====== Recorded data

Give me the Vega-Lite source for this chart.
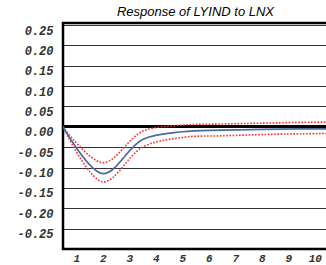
{
  "$schema": "https://vega.github.io/schema/vega-lite/v6.json",
  "autosize": "none",
  "width": 265,
  "height": 226,
  "padding": {"left": 63, "top": 23, "right": 0, "bottom": 16},
  "background": "white",
  "title": {"text": "Response of LYIND to LNX", "font": "Liberation Sans", "fontStyle": "italic", "fontWeight": "normal", "fontSize": 13, "color": "#000", "offset": 4, "anchor": "middle"},
  "config": {"view": {"stroke": "#000", "strokeWidth": 2.5}},
  "data": {"values": [
    {"period": 0.5, "series": "IRF", "value": 0},
    {"period": 2, "series": "IRF", "value": -0.115},
    {"period": 3.5, "series": "IRF", "value": -0.031},
    {"period": 5, "series": "IRF", "value": -0.012},
    {"period": 6.5, "series": "IRF", "value": -0.008},
    {"period": 8, "series": "IRF", "value": -0.006},
    {"period": 9.5, "series": "IRF", "value": -0.005},
    {"period": 11, "series": "IRF", "value": -0.005},
    {"period": 0.5, "series": "Upper", "value": 0},
    {"period": 2, "series": "Upper", "value": -0.088},
    {"period": 3.5, "series": "Upper", "value": -0.011},
    {"period": 5, "series": "Upper", "value": 0.004},
    {"period": 6.5, "series": "Upper", "value": 0.007},
    {"period": 8, "series": "Upper", "value": 0.009},
    {"period": 9.5, "series": "Upper", "value": 0.011},
    {"period": 11, "series": "Upper", "value": 0.012},
    {"period": 0.5, "series": "Lower", "value": 0},
    {"period": 2, "series": "Lower", "value": -0.135},
    {"period": 3.5, "series": "Lower", "value": -0.050},
    {"period": 5, "series": "Lower", "value": -0.026},
    {"period": 6.5, "series": "Lower", "value": -0.022},
    {"period": 8, "series": "Lower", "value": -0.019},
    {"period": 9.5, "series": "Lower", "value": -0.017},
    {"period": 11, "series": "Lower", "value": -0.016}
  ]},
  "encoding": {
    "x": {"field": "period", "type": "quantitative",
      "scale": {"domain": [0.5, 10.5], "nice": false, "zero": false},
      "axis": {"title": null, "grid": false, "domain": false, "ticks": false,
        "values": [1, 2, 3, 4, 5, 6, 7, 8, 9, 10],
        "format": "d",
        "labelFont": "Liberation Mono", "labelFontStyle": "italic", "labelFontWeight": "bold", "labelFontSize": 11, "labelColor": "#333",
        "labelPadding": 3, "labelFlush": false, "labelOverlap": false}},
    "y": {"field": "value", "type": "quantitative",
      "scale": {"domain": [-0.30, 0.255], "nice": false, "zero": false},
      "axis": {"title": null, "grid": true, "gridColor": "#333", "gridWidth": 1.2, "domain": false, "ticks": false,
        "values": [-0.25, -0.2, -0.15, -0.1, -0.05, 0, 0.05, 0.1, 0.15, 0.2, 0.25],
        "labelExpr": "replace(format(datum.value, '.2f'), '\u2212', '-')",
        "labelFont": "Liberation Mono", "labelFontStyle": "italic", "labelFontWeight": "bold", "labelFontSize": 12, "labelColor": "#333",
        "labelPadding": 10, "labelOffset": 5, "labelFlush": false, "labelOverlap": false}}
  },
  "layer": [
    {"mark": {"type": "rule", "color": "#000", "strokeWidth": 2.2}, "encoding": {"y": {"datum": 0}, "x": null}},
    {"transform": [{"filter": "datum.series !== 'IRF'"}],
     "mark": {"type": "line", "interpolate": "catmull-rom", "clip": true, "color": "#ff2a2a", "strokeWidth": 1.6, "strokeDash": [1.6, 1.6]},
     "encoding": {"detail": {"field": "series"}}},
    {"transform": [{"filter": "datum.series === 'IRF'"}],
     "mark": {"type": "line", "interpolate": "catmull-rom", "clip": true, "color": "#4a6aa0", "strokeWidth": 1.7}}
  ]
}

============

Omitting all images, print the listing exactly.

▸ **The solution**:
Give me the Vega-Lite source for this chart.
{
  "$schema": "https://vega.github.io/schema/vega-lite/v6.json",
  "autosize": "none",
  "width": 265,
  "height": 226,
  "padding": {"left": 63, "top": 23, "right": 0, "bottom": 16},
  "background": "white",
  "title": {"text": "Response of LYIND to LNX", "font": "Liberation Sans", "fontStyle": "italic", "fontWeight": "normal", "fontSize": 13, "color": "#000", "offset": 4, "anchor": "middle"},
  "config": {"view": {"stroke": "#000", "strokeWidth": 2.5}},
  "data": {"values": [
    {"period": 0.5, "series": "IRF", "value": 0},
    {"period": 2, "series": "IRF", "value": -0.115},
    {"period": 3.5, "series": "IRF", "value": -0.031},
    {"period": 5, "series": "IRF", "value": -0.012},
    {"period": 6.5, "series": "IRF", "value": -0.008},
    {"period": 8, "series": "IRF", "value": -0.006},
    {"period": 9.5, "series": "IRF", "value": -0.005},
    {"period": 11, "series": "IRF", "value": -0.005},
    {"period": 0.5, "series": "Upper", "value": 0},
    {"period": 2, "series": "Upper", "value": -0.088},
    {"period": 3.5, "series": "Upper", "value": -0.011},
    {"period": 5, "series": "Upper", "value": 0.004},
    {"period": 6.5, "series": "Upper", "value": 0.007},
    {"period": 8, "series": "Upper", "value": 0.009},
    {"period": 9.5, "series": "Upper", "value": 0.011},
    {"period": 11, "series": "Upper", "value": 0.012},
    {"period": 0.5, "series": "Lower", "value": 0},
    {"period": 2, "series": "Lower", "value": -0.135},
    {"period": 3.5, "series": "Lower", "value": -0.050},
    {"period": 5, "series": "Lower", "value": -0.026},
    {"period": 6.5, "series": "Lower", "value": -0.022},
    {"period": 8, "series": "Lower", "value": -0.019},
    {"period": 9.5, "series": "Lower", "value": -0.017},
    {"period": 11, "series": "Lower", "value": -0.016}
  ]},
  "encoding": {
    "x": {"field": "period", "type": "quantitative",
      "scale": {"domain": [0.5, 10.5], "nice": false, "zero": false},
      "axis": {"title": null, "grid": false, "domain": false, "ticks": false,
        "values": [1, 2, 3, 4, 5, 6, 7, 8, 9, 10],
        "format": "d",
        "labelFont": "Liberation Mono", "labelFontStyle": "italic", "labelFontWeight": "bold", "labelFontSize": 11, "labelColor": "#333",
        "labelPadding": 3, "labelFlush": false, "labelOverlap": false}},
    "y": {"field": "value", "type": "quantitative",
      "scale": {"domain": [-0.30, 0.255], "nice": false, "zero": false},
      "axis": {"title": null, "grid": true, "gridColor": "#333", "gridWidth": 1.2, "domain": false, "ticks": false,
        "values": [-0.25, -0.2, -0.15, -0.1, -0.05, 0, 0.05, 0.1, 0.15, 0.2, 0.25],
        "labelExpr": "replace(format(datum.value, '.2f'), '\u2212', '-')",
        "labelFont": "Liberation Mono", "labelFontStyle": "italic", "labelFontWeight": "bold", "labelFontSize": 12, "labelColor": "#333",
        "labelPadding": 10, "labelOffset": 5, "labelFlush": false, "labelOverlap": false}}
  },
  "layer": [
    {"mark": {"type": "rule", "color": "#000", "strokeWidth": 2.2}, "encoding": {"y": {"datum": 0}, "x": null}},
    {"transform": [{"filter": "datum.series !== 'IRF'"}],
     "mark": {"type": "line", "interpolate": "catmull-rom", "clip": true, "color": "#ff2a2a", "strokeWidth": 1.6, "strokeDash": [1.6, 1.6]},
     "encoding": {"detail": {"field": "series"}}},
    {"transform": [{"filter": "datum.series === 'IRF'"}],
     "mark": {"type": "line", "interpolate": "catmull-rom", "clip": true, "color": "#4a6aa0", "strokeWidth": 1.7}}
  ]
}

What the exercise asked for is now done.